What if your job isn't in alignment with who you want to be? Our brains immediately go to either the "how" of solving the problem or we come up with excuses about why things can't or won't change. Don't worry about the how. Imagine waking up excited and grateful for your job. Imagine being energized as you go through your workday. How do you want to feel when you go to work?


Finances: We don't have a budget and frankly, I have major money anxiety. I'd rather not spend money than do a budget and have the money go towards house improvement projects or vacations. My excuses went something like this: If we have a budget, I will feel caged in and not be able to spend money on all my small amazon, target, and TJ Maxx purchases. Or, we'll be giving ourselves permission to blow massive money on our yard project. Write down your excuses or limiting beliefs. Write down what's not working for you with your finances. Maybe you have no cash flow, maybe you feel choked by your debt. Pick a word or two to describe how you'd like to feel (for me the word "free" pops up). Then work backward. How would that look in terms of your bank account, your budget, your spending?

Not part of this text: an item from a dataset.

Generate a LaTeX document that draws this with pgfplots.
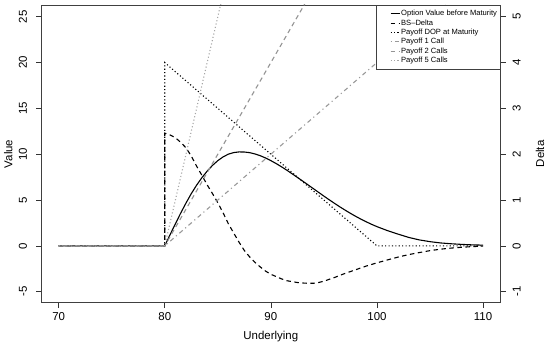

Speaking of how you want to feel, this is the last part of the exercise. Go through each bucket or category and write down adjectives to describe how you'd like to feel. Curious, connected, driven, determined, calm, engaged, peaceful, focused, etc. Sometimes it's easier to do the words first and come back with the specifics of what you want later. Put your top three words all over the place. Repeat them to yourself over and over this year. You'll notice you start making decisions based on these words. If a decision doesn't support your words, then it's a No.